立山で歩荷のアルバイトをして足腰を鍛えた。 すでに学生時代に最大70kgの荷を担いでいましたが、
ここでは、100kgの荷物を担いで、朝4時に美女平を出発し、夕方弥陀ヶ原や雷鳥沢などに荷物を運んだそうです。
この歩荷を7~8年続けたそうです。 休日にはもちろん剣岳の平蔵谷や八つ峰の長次郎谷で山スキーを楽しんだ
のでした。
1962年に、アメリカでプロスキー選手権が開催されるという記事が目に止まり、“アマチュア大会はダメでも、
プロの大会なら” と応募して、オリンピックのメダリストたち世界の一流選手が出場する中、いきなり8位に
入賞しました。 その賞金を元手に、帰りは、ヨーロッパ各地を周遊し、世界スキー武者修行をしたそうです。

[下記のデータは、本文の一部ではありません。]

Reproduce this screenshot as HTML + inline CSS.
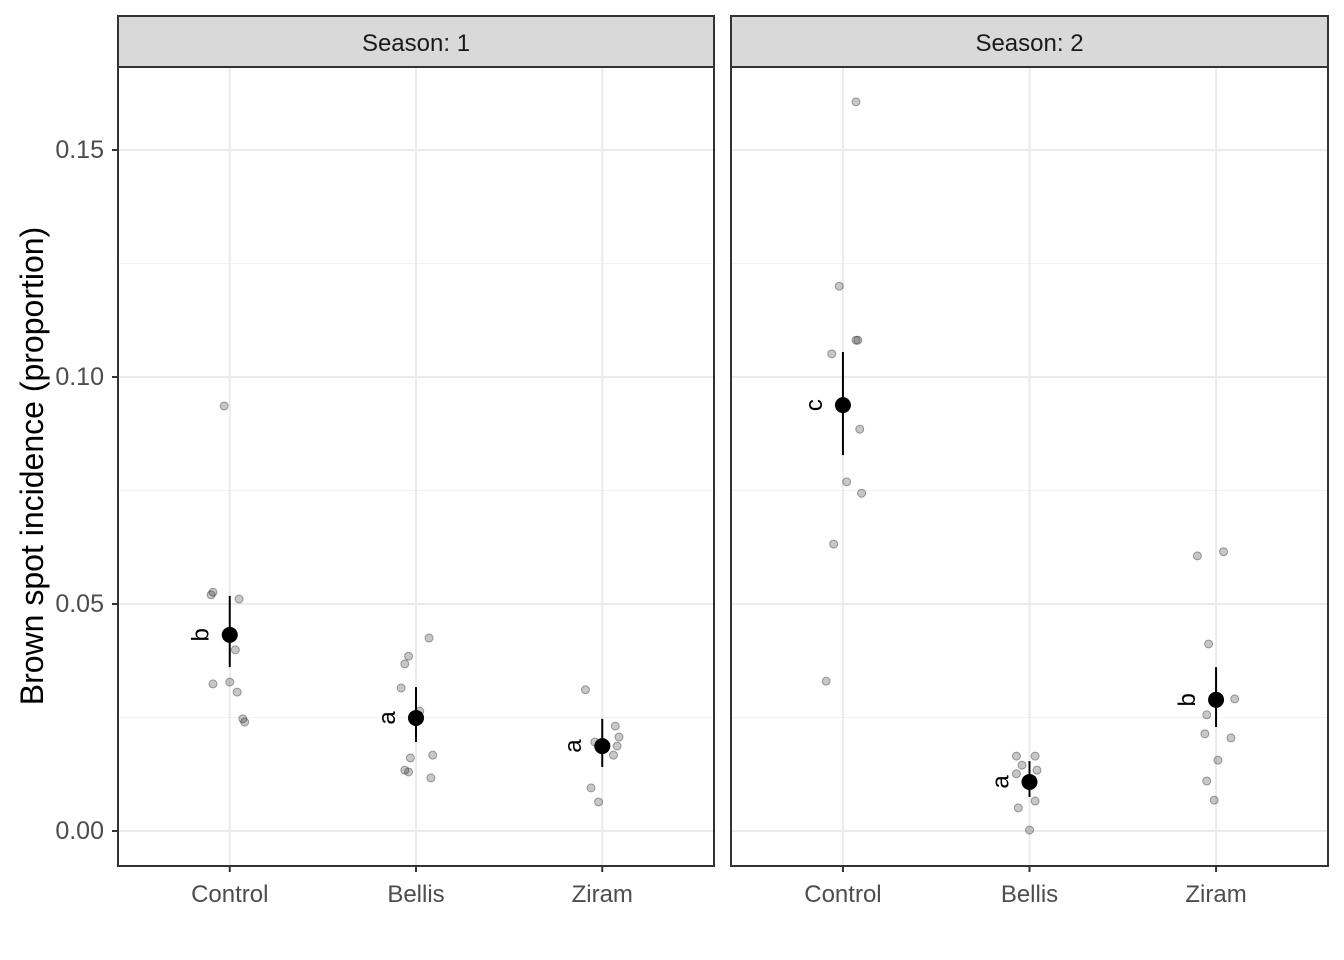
<!DOCTYPE html>
<html><head><meta charset="utf-8"><style>body{margin:0;background:#fff}svg{display:block;font-family:"Liberation Sans",Arial,sans-serif}</style></head>
<body>
<svg id="c" width="1344" height="960"></svg>
<script>
const categories=["Control","Bellis","Ziram"];
const seasons=["Season: 1","Season: 2"];
const yTicks=[0,0.05,0.10,0.15];
const yTickLabels=["0.00","0.05","0.10","0.15"];
const yMinor=[0.025,0.075,0.125];
const s1Control=[0.0936,0.0526,0.0520,0.0511,0.0399,0.0328,0.0324,0.0306,0.0247,0.0240];
const s1ControlJit=[-0.03,-0.09,-0.10,0.05,0.03,0,-0.09,0.04,0.07,0.08];
const s1Bellis=[0.0425,0.0385,0.0368,0.0315,0.0264,0.0161,0.0167,0.0134,0.0130,0.0117];
const s1BellisJit=[0.07,-0.04,-0.06,-0.08,0.02,-0.03,0.09,-0.06,-0.04,0.08];
const s1Ziram=[0.0311,0.0196,0.0231,0.0207,0.0187,0.0167,0.0095,0.0064,0.0190];
const s1ZiramJit=[-0.09,-0.04,0.07,0.09,0.08,0.06,-0.06,-0.02,0.02];
const s2Control=[0.1606,0.1200,0.1081,0.1081,0.1051,0.0885,0.0769,0.0744,0.0632,0.0330];
const s2ControlJit=[0.07,-0.02,0.08,0.07,-0.06,0.09,0.02,0.10,-0.05,-0.09];
const s2Bellis=[0.0165,0.0165,0.0145,0.0134,0.0126,0.0066,0.0051,0.0002];
const s2BellisJit=[-0.07,0.03,-0.04,0.04,-0.07,0.03,-0.06,0];
const s2Ziram=[0.0606,0.0615,0.0412,0.0291,0.0256,0.0214,0.0205,0.0156,0.0110,0.0068];
const s2ZiramJit=[-0.10,0.04,-0.04,0.10,-0.05,-0.06,0.08,0.01,-0.05,-0.01];
const means1=[0.0432,0.0249,0.0187];
const lo1=[0.0361,0.0196,0.0141];
const hi1=[0.0518,0.0317,0.0247];
const means2=[0.0938,0.0108,0.0289];
const lo2=[0.0828,0.0075,0.0229];
const hi2=[0.1055,0.0154,0.0361];
const letters1=["b","a","a"];
const letters2=["c","a","b"];

const NS="http://www.w3.org/2000/svg",svg=document.getElementById('c');
function mk(t,a,p){const e=document.createElementNS(NS,t);for(const k in a)e.setAttribute(k,a[k]);(p||svg).appendChild(e);return e;}
const yTop=67,yBot=866;
const y=v=>831-v*4540;
const panels=[{x0:118,x1:714},{x0:731,x1:1328}];
const pts=[[s1Control,s1Bellis,s1Ziram],[s2Control,s2Bellis,s2Ziram]];
const jits=[[s1ControlJit,s1BellisJit,s1ZiramJit],[s2ControlJit,s2BellisJit,s2ZiramJit]];
const means=[means1,means2],los=[lo1,lo2],his=[hi1,hi2],lets=[letters1,letters2];
panels.forEach((p,pi)=>{
  const w=p.x1-p.x0;
  const unit=w/3.2;
  const x=i=>p.x0+unit*(i+0.6);
  const g=mk('g',{});
  
  
  mk('rect',{x:p.x0,y:yTop,width:w,height:yBot-yTop,fill:'#fff'},g);
  yMinor.forEach(v=>mk('line',{x1:p.x0,x2:p.x1,y1:y(v),y2:y(v),stroke:'#f2f2f2','stroke-width':1},g));
  yTicks.forEach(v=>mk('line',{x1:p.x0,x2:p.x1,y1:y(v),y2:y(v),stroke:'#ebebeb','stroke-width':2},g));
  categories.forEach((c,i)=>{
    mk('line',{x1:x(i),x2:x(i),y1:yTop,y2:yBot,stroke:'#ebebeb','stroke-width':2},g);
    pts[pi][i].forEach((v,k)=>{
      const e=mk('circle',{cx:x(i)+jits[pi][i][k]*unit,cy:y(v),r:4,fill:'rgba(0,0,0,0.22)',stroke:'rgba(0,0,0,0.35)','stroke-width':1},g);
      
      
    });
    const eb=mk('line',{x1:x(i),x2:x(i),y1:y(his[pi][i]),y2:y(los[pi][i]),stroke:'#000','stroke-width':2},g);
    
    
    const m=mk('circle',{cx:x(i),cy:y(means[pi][i]),r:8,fill:'#000'},g);
    
    
    const lx=x(i)-21,ly=y(means[pi][i]);
    const t=mk('text',{x:lx,y:ly,'font-size':24,'text-anchor':'middle',transform:`rotate(-90 ${lx} ${ly})`,fill:'#000'},g);
    t.textContent=lets[pi][i];
    
    
    mk('line',{x1:x(i),x2:x(i),y1:yBot,y2:yBot+6,stroke:'#333','stroke-width':2},g);
    const xl=mk('text',{x:x(i),y:902,'font-size':24,'text-anchor':'middle',fill:'#4d4d4d'},g);
    xl.textContent=c;
    
    
  });
  mk('rect',{x:p.x0,y:yTop,width:w,height:yBot-yTop,fill:'none',stroke:'#333','stroke-width':2},g);
  mk('rect',{x:p.x0,y:16,width:w,height:51,fill:'#d9d9d9',stroke:'#333','stroke-width':2},g);
  const st=mk('text',{x:(p.x0+p.x1)/2,y:51,'font-size':24,'text-anchor':'middle',fill:'#1a1a1a'},g);
  st.textContent=seasons[pi];
  
  
});
yTicks.forEach((v,i)=>{
  mk('line',{x1:112,x2:118,y1:y(v),y2:y(v),stroke:'#333','stroke-width':2});
  const t=mk('text',{x:104,y:y(v)+8,'font-size':25,'text-anchor':'end',fill:'#4d4d4d'});
  t.textContent=yTickLabels[i];
  
  
});
const yt=mk('text',{x:32,y:466,'font-size':32,'text-anchor':'middle','dominant-baseline':'central',transform:'rotate(-90 32 466)',fill:'#000'});
yt.textContent='Brown spot incidence (proportion)';


</script>
</body></html>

そして、思いはキロメータランセ(スピードスキー競技)出場に移り、1964年のイタリア大会に東洋人で初参加
したのです。 最終レースでは、マッターホルンの3,820m地点から40度の急斜面を時速140~150kmで滑降し、
時速172.08kmの世界新記録を出したのでした。
同じ1964年に、パラシュートを装着して富士山から直滑降したことは有名ですね。 そして、1970年には、
エベレストの8,000m地点からスキー滑降をしたのでした。その後、世界7大陸最高峰から滑降を達成したのです。
しばらく目標を失っていたら、この人でもメタボになり、血圧が高く、動脈硬化が進行し糖尿病なども併発し
余命3年と宣告されたそうです。 しかし、一念発起して再びトレーニングを開始するのでした。足首に1㎏ずつの
重りを付け、背中に10㎏のザックを担いで1日中過ごしたり、時には、両足に10kgずつ付けたりし、食生活も
改善しました。 そうして、2003年 70歳でエベレスト登頂に成功し、2008年には75歳で再び成功しました。
“次は80歳で” と思っていた矢先に、ジャンプに失敗して、骨盤、大腿骨を骨折し半年寝たきりになりましたが、
絶対にエベレストに登るという強い気持ちのお蔭で、1年足らずで松葉杖で歩けるようになり、トレーニングを
再開したのです。 足首に1㎏ずつ付ける他、登山靴に鉄板を差し込んで重くし、ザックには20~30kgの錘を
入れたりしました。 こうして迎えた2013年、ベースキャンプに到着するまでの行程がリハビリになったのか、
5月23日世界最高齢の80歳22日でエベレスト登頂に成功したのでした。
最後に、「まさに、Boy’s be ambitious わが北大の建学の精神です。この言葉を心に、私自身もこれから
さらなるチャレンジを続けたいと思います。」 と結ばれています。
気さくな、ユーモアたっぷりな人柄の中に、たぎる思いがいつまでも宿っているのですね。
今日は、関東平野部でも朝から雪が舞っていて、窓外は一面真っ白にお化粧されています。